[start Records for processing]

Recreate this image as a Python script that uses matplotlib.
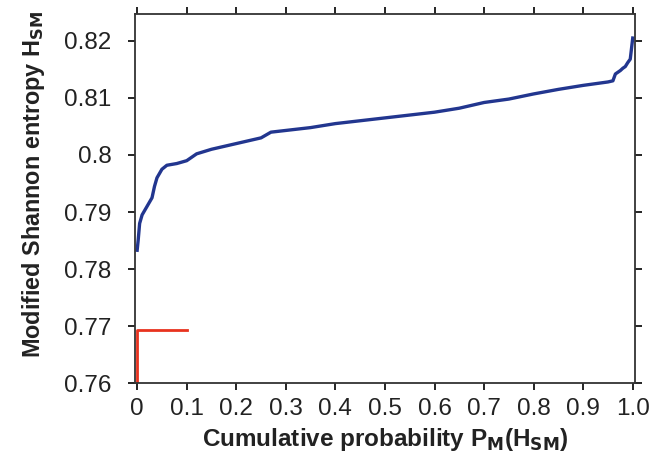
import numpy as np
import matplotlib.pyplot as plt

plt.rcParams['font.family'] = ['Liberation Sans', 'DejaVu Sans']

# data
prob = [0.0, 0.002, 0.005, 0.01, 0.02, 0.03, 0.035, 0.04, 0.05, 0.06, 0.08, 0.1,
        0.12, 0.15, 0.2, 0.25, 0.27, 0.3, 0.35, 0.4, 0.45, 0.5, 0.55, 0.6,
        0.65, 0.7, 0.75, 0.8, 0.85, 0.9, 0.95, 0.96, 0.965, 0.975, 0.98,
        0.985, 0.99, 0.995, 1.0]
entropy = [0.7833, 0.7850, 0.7880, 0.7895, 0.7910, 0.7925, 0.7945, 0.7960, 0.7975,
           0.7982, 0.7985, 0.7990, 0.8002, 0.8010, 0.8020, 0.8030, 0.8040, 0.8043,
           0.8048, 0.8055, 0.8060, 0.8065, 0.8070, 0.8075, 0.8082, 0.8092, 0.8098,
           0.8107, 0.8115, 0.8122, 0.8128, 0.8130, 0.8142, 0.8148, 0.8152, 0.8155,
           0.8162, 0.8168, 0.8205]
ref_x = [0.0, 0.0, 0.1]
ref_y = [0.76, 0.7694, 0.7694]

xticks = np.round(np.arange(0, 1.01, 0.1), 1)
xtick_labels = ['0', '0.1', '0.2', '0.3', '0.4', '0.5', '0.6', '0.7', '0.8', '0.9', '1.0']
yticks = [0.76, 0.77, 0.78, 0.79, 0.80, 0.81, 0.82]
ytick_labels = ['0.76', '0.77', '0.78', '0.79', '0.8', '0.81', '0.82']

fig = plt.figure(figsize=(6.53, 4.69), dpi=100)
ax = fig.add_axes([0.207, 0.183, 0.765, 0.787])

ax.plot(prob, entropy, color='#22368f', lw=2.4)
ax.plot(ref_x, ref_y, color='#e8321e', lw=2.0)

ax.set_xlim(-0.004, 1.004)
ax.set_ylim(0.76, 0.8247)
ax.set_xticks(xticks)
ax.set_xticklabels(xtick_labels)
ax.set_yticks(yticks)
ax.set_yticklabels(ytick_labels)
ax.tick_params(direction='out', length=5, width=1.2, labelsize=17.5,
               labelcolor='#222222', top=True, right=True)
ax.tick_params(axis='x', pad=6)
ax.tick_params(axis='y', pad=12)
for s in ax.spines.values():
    s.set_linewidth(1.3)
    s.set_color('#333333')

ax.set_xlabel('Cumulative probability P$_\\mathbf{M}$(H$_\\mathbf{SM}$)',
              fontsize=17.5, fontweight='bold', labelpad=4, color='#222222')
ax.set_ylabel('Modified Shannon entropy H$_\\mathbf{SM}$',
              fontsize=16.8, fontweight='bold', color='#222222')
ax.yaxis.set_label_coords(-0.176, 0.538)

fig.savefig('out.png', dpi=100)
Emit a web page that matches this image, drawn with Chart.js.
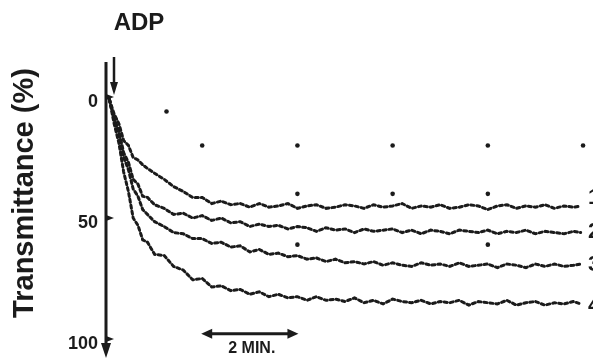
<!DOCTYPE html>
<html lang="en">
<head>
<meta charset="UTF-8" />
<title>ADP transmittance</title>
<script src="https://cdn.jsdelivr.net/npm/chart.js@4.4.0/dist/chart.umd.min.js"></script>
<style>
  body { margin: 0; background: #fff; }
</style>
</head>
<body>
<canvas id="chart" width="593" height="360"></canvas>
<script>
// time in minutes after ADP
const times = [0.05, 0.15, 0.25, 0.35, 0.45, 0.55, 0.65, 0.75, 0.85,
  1.0, 1.2, 1.4, 1.6, 1.8, 2.0, 2.2, 2.4, 2.6, 2.8, 3.0, 3.2, 3.4, 3.6, 3.8,
  4.0, 4.2, 4.4, 4.6, 4.8, 5.0, 5.2, 5.4, 5.6, 5.8, 6.0, 6.2, 6.4, 6.6, 6.8,
  7.0, 7.2, 7.4, 7.6, 7.8, 8.0, 8.2, 8.4, 8.6, 8.8, 9.0, 9.2, 9.4, 9.6, 9.8, 9.95];

// transmittance (%) for the four traces
const trace1 = [1, 7, 11, 18, 20, 25, 26, 28, 29.5,
  31.5, 34, 37, 39, 41.5, 41.5, 44, 43, 44.5, 44, 45.5, 44, 45.5, 45, 44,
  46, 45, 44.5, 46, 45.5, 44.5, 45, 46, 44.5, 45.5, 45, 44, 46, 45, 45.5,
  44.5, 46, 45.5, 44.5, 45, 46.5, 45, 44.5, 46, 45, 45.5, 44.5, 46, 45, 45.5, 45];
const trace2 = [1, 9, 14, 23, 27, 34, 36, 41, 41.5,
  44.5, 46, 48.5, 48, 50, 49, 51, 50, 52, 51.5, 53.5, 52.5, 53.5, 53, 54.5,
  53.5, 54, 55.5, 54, 55, 54.5, 56, 54.5, 55.5, 55, 54.5, 56, 55, 56.5, 55,
  55.5, 56.5, 55, 55.5, 56, 55, 56.5, 55.5, 56, 55, 56.5, 55.5, 56, 56.5, 55.5, 56];
const trace3 = [1, 9, 15, 25, 30, 38, 41, 46.5, 48.5,
  51.5, 53.5, 56, 56.5, 58.5, 58.5, 60.5, 60, 62, 61.5, 64, 63, 65, 64.5, 66,
  65.5, 67, 66.5, 68, 67, 68.5, 68, 69, 68, 69.5, 68.5, 69.5, 70, 68.5, 69.5,
  69, 70, 68.5, 70, 69.5, 69, 70.5, 69, 69.5, 70.5, 69, 70, 69, 70, 69.5, 69];
const trace4 = [1, 11, 19, 31, 39, 50, 53, 59, 60,
  65, 65.5, 70, 71.5, 75.5, 75, 78.5, 78, 80, 79.5, 81.5, 80.5, 82.5, 81.5, 83,
  82.5, 84, 82.5, 84, 83.5, 84.5, 83, 85, 84, 85.5, 83.5, 84.5, 85, 84, 85.5,
  84.5, 85, 84, 86, 84.5, 85, 85.5, 84, 86, 85, 84.5, 86, 85, 85.5, 84.5, 85.5];

// isolated marks on the record
const markTimes = [1.25, 2, 4, 6, 8, 10, 4, 6, 8, 4, 8];
const markValues = [6, 20, 20, 20, 20, 20, 40, 40, 40, 61, 61];

const traceLabels = ["1", "2", "3", "4"];
const yTicks = [0, 50, 100];

const ink = "#1b1b1b";

function pts(ys) {
  return ys.map((y, i) => ({ x: times[i], y: y }));
}

const traceStyle = {
  borderColor: ink,
  borderWidth: 3,
  borderDash: [3, 3],
  borderCapStyle: "round",
  pointRadius: 0,
  tension: 0,
  fill: false,
};

const decorPlugin = {
  id: "decor",
  afterDraw(chart) {
    const ctx = chart.ctx;
    const xs = chart.scales.x;
    const ys = chart.scales.y;
    const ax = chart.chartArea.left - 1;
    ctx.save();
    ctx.fillStyle = ink;
    ctx.strokeStyle = ink;

    // y axis with down arrow
    ctx.lineWidth = 3;
    ctx.beginPath();
    ctx.moveTo(ax, 62);
    ctx.lineTo(ax, 346);
    ctx.stroke();
    ctx.beginPath();
    ctx.moveTo(ax - 5, 343);
    ctx.lineTo(ax + 5, 343);
    ctx.lineTo(ax, 358);
    ctx.closePath();
    ctx.fill();

    // tick marks + labels
    ctx.font = "bold 18px 'Liberation Sans', Arial, sans-serif";
    ctx.textAlign = "right";
    ctx.textBaseline = "alphabetic";
    yTicks.forEach((v) => {
      const py = ys.getPixelForValue(v);
      ctx.beginPath();
      ctx.moveTo(ax, py - 3);
      ctx.lineTo(ax + 8, py);
      ctx.lineTo(ax, py + 3);
      ctx.closePath();
      ctx.fill();
      ctx.fillText(String(v), 98, py + 10);
    });

    // axis title
    ctx.save();
    ctx.translate(33, 193);
    ctx.rotate(-Math.PI / 2);
    ctx.textAlign = "center";
    ctx.font = "bold 29px 'Liberation Sans', Arial, sans-serif";
    ctx.fillText("Transmittance (%)", 0, 0);
    ctx.restore();

    // ADP label and arrow
    ctx.textAlign = "center";
    ctx.font = "bold 24px 'Liberation Sans', Arial, sans-serif";
    ctx.fillText("ADP", 139, 30);
    ctx.lineWidth = 2.5;
    ctx.beginPath();
    ctx.moveTo(114, 57);
    ctx.lineTo(114, 86);
    ctx.stroke();
    ctx.beginPath();
    ctx.moveTo(110, 82);
    ctx.lineTo(118, 82);
    ctx.lineTo(114, 95);
    ctx.closePath();
    ctx.fill();

    // 2 min scale bar
    const x0 = xs.getPixelForValue(2);
    const x1 = xs.getPixelForValue(4);
    const yb = ys.getPixelForValue(97.8);
    ctx.lineWidth = 3;
    ctx.beginPath();
    ctx.moveTo(x0 + 6, yb);
    ctx.lineTo(x1 - 6, yb);
    ctx.stroke();
    ctx.beginPath();
    ctx.moveTo(x0 - 1, yb);
    ctx.lineTo(x0 + 10, yb - 5);
    ctx.lineTo(x0 + 10, yb + 5);
    ctx.closePath();
    ctx.fill();
    ctx.beginPath();
    ctx.moveTo(x1 + 1, yb);
    ctx.lineTo(x1 - 10, yb - 5);
    ctx.lineTo(x1 - 10, yb + 5);
    ctx.closePath();
    ctx.fill();
    ctx.font = "bold 16px 'Liberation Sans', Arial, sans-serif";
    ctx.fillText("2 MIN.", (x0 + x1) / 2 + 2, 353);

    // trace numbers at right edge (clipped like the scan)
    ctx.textAlign = "left";
    ctx.font = "bold 22px 'Liberation Sans', Arial, sans-serif";
    const labelY = [204, 238, 271, 312];
    traceLabels.forEach((t, i) => ctx.fillText(t, 588, labelY[i]));
    ctx.restore();
  },
};

new Chart(document.getElementById("chart"), {
  type: "line",
  data: {
    datasets: [
      Object.assign({ label: "1", data: pts(trace1) }, traceStyle),
      Object.assign({ label: "2", data: pts(trace2) }, traceStyle),
      Object.assign({ label: "3", data: pts(trace3) }, traceStyle),
      Object.assign({ label: "4", data: pts(trace4) }, traceStyle),
      {
        type: "scatter",
        label: "marks",
        data: markTimes.map((t, i) => ({ x: t, y: markValues[i] })),
        showLine: false,
        pointRadius: 2.3,
        pointBackgroundColor: ink,
        pointBorderWidth: 0,
      },
    ],
  },
  options: {
    responsive: false,
    animation: false,
    layout: { padding: { left: 107, top: 61, right: 0, bottom: 5 } },
    scales: {
      x: { type: "linear", min: 0, max: 10.125, display: false },
      y: { min: -14.9, max: 106.6, reverse: true, display: false },
    },
    plugins: {
      legend: { display: false },
      tooltip: { enabled: false },
    },
  },
  plugins: [decorPlugin],
});
</script>
</body>
</html>
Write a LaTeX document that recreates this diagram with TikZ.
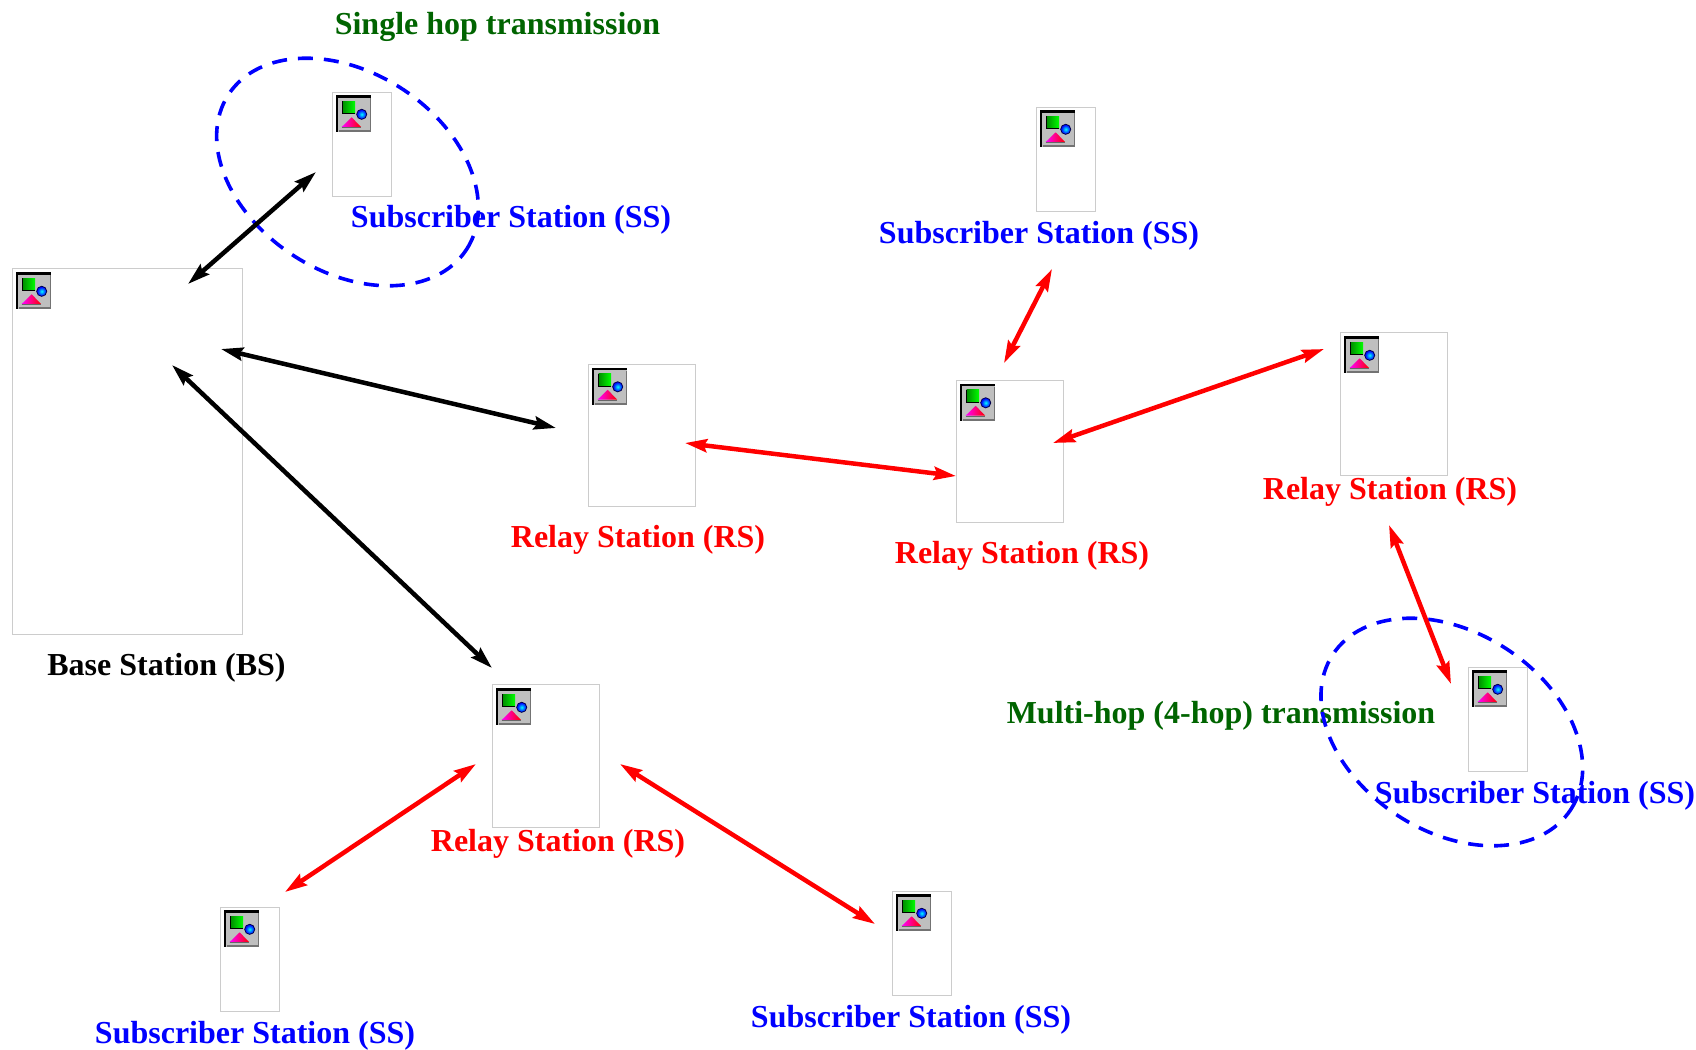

[end Records for processing]

Repeat only the lines between the top of the entries above and the line containing "s.set_color('#333333')", both ends included, without the pictures.

* **Solution to this problem**
Recreate this image as a Python script that uses matplotlib.
import numpy as np
import matplotlib.pyplot as plt

plt.rcParams['font.family'] = ['Liberation Sans', 'DejaVu Sans']

# data
prob = [0.0, 0.002, 0.005, 0.01, 0.02, 0.03, 0.035, 0.04, 0.05, 0.06, 0.08, 0.1,
        0.12, 0.15, 0.2, 0.25, 0.27, 0.3, 0.35, 0.4, 0.45, 0.5, 0.55, 0.6,
        0.65, 0.7, 0.75, 0.8, 0.85, 0.9, 0.95, 0.96, 0.965, 0.975, 0.98,
        0.985, 0.99, 0.995, 1.0]
entropy = [0.7833, 0.7850, 0.7880, 0.7895, 0.7910, 0.7925, 0.7945, 0.7960, 0.7975,
           0.7982, 0.7985, 0.7990, 0.8002, 0.8010, 0.8020, 0.8030, 0.8040, 0.8043,
           0.8048, 0.8055, 0.8060, 0.8065, 0.8070, 0.8075, 0.8082, 0.8092, 0.8098,
           0.8107, 0.8115, 0.8122, 0.8128, 0.8130, 0.8142, 0.8148, 0.8152, 0.8155,
           0.8162, 0.8168, 0.8205]
ref_x = [0.0, 0.0, 0.1]
ref_y = [0.76, 0.7694, 0.7694]

xticks = np.round(np.arange(0, 1.01, 0.1), 1)
xtick_labels = ['0', '0.1', '0.2', '0.3', '0.4', '0.5', '0.6', '0.7', '0.8', '0.9', '1.0']
yticks = [0.76, 0.77, 0.78, 0.79, 0.80, 0.81, 0.82]
ytick_labels = ['0.76', '0.77', '0.78', '0.79', '0.8', '0.81', '0.82']

fig = plt.figure(figsize=(6.53, 4.69), dpi=100)
ax = fig.add_axes([0.207, 0.183, 0.765, 0.787])

ax.plot(prob, entropy, color='#22368f', lw=2.4)
ax.plot(ref_x, ref_y, color='#e8321e', lw=2.0)

ax.set_xlim(-0.004, 1.004)
ax.set_ylim(0.76, 0.8247)
ax.set_xticks(xticks)
ax.set_xticklabels(xtick_labels)
ax.set_yticks(yticks)
ax.set_yticklabels(ytick_labels)
ax.tick_params(direction='out', length=5, width=1.2, labelsize=17.5,
               labelcolor='#222222', top=True, right=True)
ax.tick_params(axis='x', pad=6)
ax.tick_params(axis='y', pad=12)
for s in ax.spines.values():
    s.set_linewidth(1.3)
    s.set_color('#333333')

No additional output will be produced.